- Aim -
Copy out the data below as written; omit any images.

- Dataset excerpt -
□ □ □ □

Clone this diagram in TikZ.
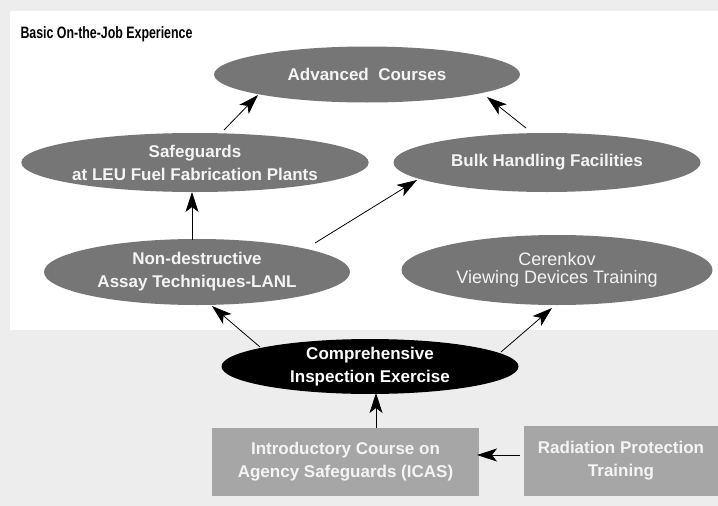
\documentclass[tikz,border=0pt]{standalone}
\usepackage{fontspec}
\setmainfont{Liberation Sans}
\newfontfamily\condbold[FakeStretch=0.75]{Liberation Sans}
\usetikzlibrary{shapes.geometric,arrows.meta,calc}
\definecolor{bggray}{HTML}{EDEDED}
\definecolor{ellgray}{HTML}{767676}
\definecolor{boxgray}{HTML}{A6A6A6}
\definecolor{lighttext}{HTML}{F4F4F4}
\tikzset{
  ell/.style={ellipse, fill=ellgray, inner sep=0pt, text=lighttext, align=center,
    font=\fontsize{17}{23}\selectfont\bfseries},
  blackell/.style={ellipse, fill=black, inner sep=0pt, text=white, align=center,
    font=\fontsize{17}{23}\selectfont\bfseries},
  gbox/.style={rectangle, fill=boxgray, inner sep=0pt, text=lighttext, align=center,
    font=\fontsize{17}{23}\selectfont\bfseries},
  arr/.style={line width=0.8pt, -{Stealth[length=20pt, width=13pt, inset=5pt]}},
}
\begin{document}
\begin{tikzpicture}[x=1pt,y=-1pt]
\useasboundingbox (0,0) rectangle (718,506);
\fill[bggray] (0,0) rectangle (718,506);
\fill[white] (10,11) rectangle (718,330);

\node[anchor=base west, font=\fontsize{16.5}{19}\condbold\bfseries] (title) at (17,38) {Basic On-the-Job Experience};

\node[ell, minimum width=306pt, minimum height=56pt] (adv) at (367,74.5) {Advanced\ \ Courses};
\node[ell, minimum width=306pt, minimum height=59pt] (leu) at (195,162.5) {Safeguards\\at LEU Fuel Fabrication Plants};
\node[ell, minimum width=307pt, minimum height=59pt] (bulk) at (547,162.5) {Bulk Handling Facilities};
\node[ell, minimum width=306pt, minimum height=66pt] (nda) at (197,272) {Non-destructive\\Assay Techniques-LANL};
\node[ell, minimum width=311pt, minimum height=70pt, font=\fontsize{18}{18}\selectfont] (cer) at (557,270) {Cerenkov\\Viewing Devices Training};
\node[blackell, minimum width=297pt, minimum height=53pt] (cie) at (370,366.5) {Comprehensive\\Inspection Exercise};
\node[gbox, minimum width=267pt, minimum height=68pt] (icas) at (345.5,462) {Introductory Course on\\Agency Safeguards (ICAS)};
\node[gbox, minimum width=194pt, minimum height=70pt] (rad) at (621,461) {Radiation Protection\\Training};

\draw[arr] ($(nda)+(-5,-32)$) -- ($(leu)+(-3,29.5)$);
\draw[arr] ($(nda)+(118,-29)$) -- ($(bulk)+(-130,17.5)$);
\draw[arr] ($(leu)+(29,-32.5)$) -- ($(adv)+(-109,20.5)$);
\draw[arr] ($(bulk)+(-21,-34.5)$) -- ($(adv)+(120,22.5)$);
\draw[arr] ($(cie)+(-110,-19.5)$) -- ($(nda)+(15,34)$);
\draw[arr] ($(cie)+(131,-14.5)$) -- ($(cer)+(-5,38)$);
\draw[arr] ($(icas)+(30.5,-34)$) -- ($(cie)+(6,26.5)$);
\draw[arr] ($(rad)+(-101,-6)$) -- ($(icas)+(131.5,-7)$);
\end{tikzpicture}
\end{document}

□ □ □ □

- Solution to this task -
Clone this diagram in TikZ.
\documentclass[tikz,border=0pt]{standalone}
\usepackage{fontspec}
\setmainfont{Liberation Sans}
\newfontfamily\condbold[FakeStretch=0.75]{Liberation Sans}
\usetikzlibrary{shapes.geometric,arrows.meta,calc}
\definecolor{bggray}{HTML}{EDEDED}
\definecolor{ellgray}{HTML}{767676}
\definecolor{boxgray}{HTML}{A6A6A6}
\definecolor{lighttext}{HTML}{F4F4F4}
\tikzset{
  ell/.style={ellipse, fill=ellgray, inner sep=0pt, text=lighttext, align=center,
    font=\fontsize{17}{23}\selectfont\bfseries},
  blackell/.style={ellipse, fill=black, inner sep=0pt, text=white, align=center,
    font=\fontsize{17}{23}\selectfont\bfseries},
  gbox/.style={rectangle, fill=boxgray, inner sep=0pt, text=lighttext, align=center,
    font=\fontsize{17}{23}\selectfont\bfseries},
  arr/.style={line width=0.8pt, -{Stealth[length=20pt, width=13pt, inset=5pt]}},
}
\begin{document}
\begin{tikzpicture}[x=1pt,y=-1pt]
\useasboundingbox (0,0) rectangle (718,506);
\fill[bggray] (0,0) rectangle (718,506);
\fill[white] (10,11) rectangle (718,330);

\node[anchor=base west, font=\fontsize{16.5}{19}\condbold\bfseries] (title) at (17,38) {Basic On-the-Job Experience};

\node[ell, minimum width=306pt, minimum height=56pt] (adv) at (367,74.5) {Advanced\ \ Courses};
\node[ell, minimum width=306pt, minimum height=59pt] (leu) at (195,162.5) {Safeguards\\at LEU Fuel Fabrication Plants};
\node[ell, minimum width=307pt, minimum height=59pt] (bulk) at (547,162.5) {Bulk Handling Facilities};
\node[ell, minimum width=306pt, minimum height=66pt] (nda) at (197,272) {Non-destructive\\Assay Techniques-LANL};
\node[ell, minimum width=311pt, minimum height=70pt, font=\fontsize{18}{18}\selectfont] (cer) at (557,270) {Cerenkov\\Viewing Devices Training};
\node[blackell, minimum width=297pt, minimum height=53pt] (cie) at (370,366.5) {Comprehensive\\Inspection Exercise};
\node[gbox, minimum width=267pt, minimum height=68pt] (icas) at (345.5,462) {Introductory Course on\\Agency Safeguards (ICAS)};
\node[gbox, minimum width=194pt, minimum height=70pt] (rad) at (621,461) {Radiation Protection\\Training};

\draw[arr] ($(nda)+(-5,-32)$) -- ($(leu)+(-3,29.5)$);
\draw[arr] ($(nda)+(118,-29)$) -- ($(bulk)+(-130,17.5)$);
\draw[arr] ($(leu)+(29,-32.5)$) -- ($(adv)+(-109,20.5)$);
\draw[arr] ($(bulk)+(-21,-34.5)$) -- ($(adv)+(120,22.5)$);
\draw[arr] ($(cie)+(-110,-19.5)$) -- ($(nda)+(15,34)$);
\draw[arr] ($(cie)+(131,-14.5)$) -- ($(cer)+(-5,38)$);
\draw[arr] ($(icas)+(30.5,-34)$) -- ($(cie)+(6,26.5)$);
\draw[arr] ($(rad)+(-101,-6)$) -- ($(icas)+(131.5,-7)$);
\end{tikzpicture}
\end{document}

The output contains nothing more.